The virus that causes COVID-19, called SARS-CoV-2, uses its spike protein in order to stick to and infect our cells. The final step for the virus to enter our cells is for part of its spike protein to act like a twist tie, forcing the host cell’s outer membrane to fuse with the virus. Kailu Yang, in the lab of Axel Brunger, colleagues at Stanford University, and collaborators at University of California Berkely, Harvard Medical School, and University of Finland have generated a molecule based on the twisted part of the spike protein (called HR2), which sticks itself onto the virus and prevents the spike protein from twisting. Their research shows that it prevents cells from infection even with new SARS-COV-2 variants. Yang’s work was published in the Proceedings of the National Academy of Sciences in October and will be presented on Tuesday, February 21 at the 67th Annual Biophysical Society Meeting in San Diego, California.
Other treatments for COVID-19 have worked by sticking to the outside of the spike protein to block it from infecting cells, but they’ve had drawbacks. For example, bebtelovimab was an antibody treatment that targeted the spike protein, however, it didn’t work well against new COVID-19 variants because that part of the spike protein has mutated over time. Yang and Brunger are hopeful that their molecule, which they call the longHR2_42 inhibitor, is lead compound to develop a new type of antiviral therapeutic to prevent infections even with new variants.

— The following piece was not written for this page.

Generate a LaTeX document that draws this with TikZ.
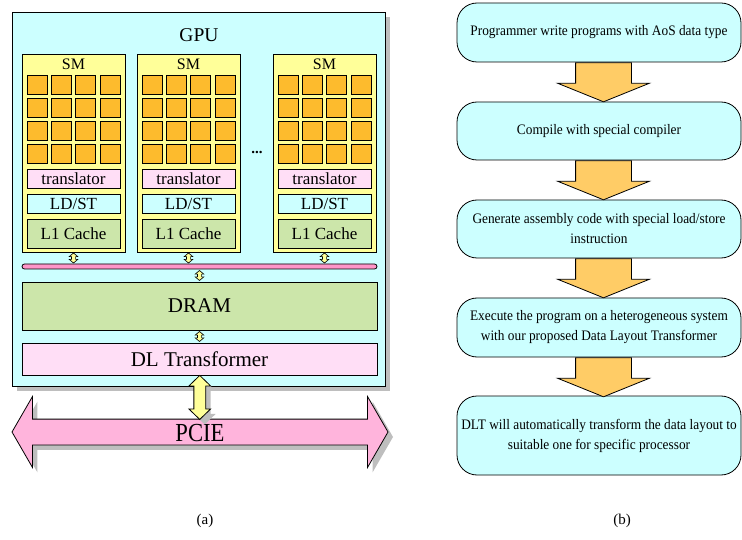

The reason the longHR2_42 inhibitor may work against an evolving virus is that it is based on part of the spike protein that hasn’t changed even as other parts have. “In the virus, there’s two parts of the spike protein that come together forming this bundle. So we simply took a short piece of one part of this bundle, and by synthesizing that small piece chemically, it can insert itself into the spike protein and prevent the virus from infecting cells,” Brunger explained. Past research from before this COVID-19 pandemic aimed to create a similar molecule that would work to block infection of the SARS coronavirus, but those past attempts weren’t as effective as the longHR2_42 inhibitor.
Brunger believes their molecule is more effective than past attempts due to Yang’s work determining a detailed structure of the twisted together parts of the SARS-CoV-2 virus, called the postfusion so-called HR1HR2 complex, so they knew longer molecules would help block the spike protein from twisting into the HR1HR2 complex in the first place. “We made the molecule a little longer than previously published work based on the structure, and indeed, we confirmed in our fusion and infection assays that this longer piece inhibits much better,” Brunger said.
The team is currently testing the longHR2_42 inhibitor in mice infected with SARS-CoV-2 (collaboration with Giuseppe Ballisteri and co-workers, University of Finland). They are hopeful that they will be able to deliver it to people via an inhaler so that it gets to the airway, which is exactly where you want to treat an early infection to prevent infection from becoming severe. “The moment people start developing sniffles will be the time to take it,” Brunger explained.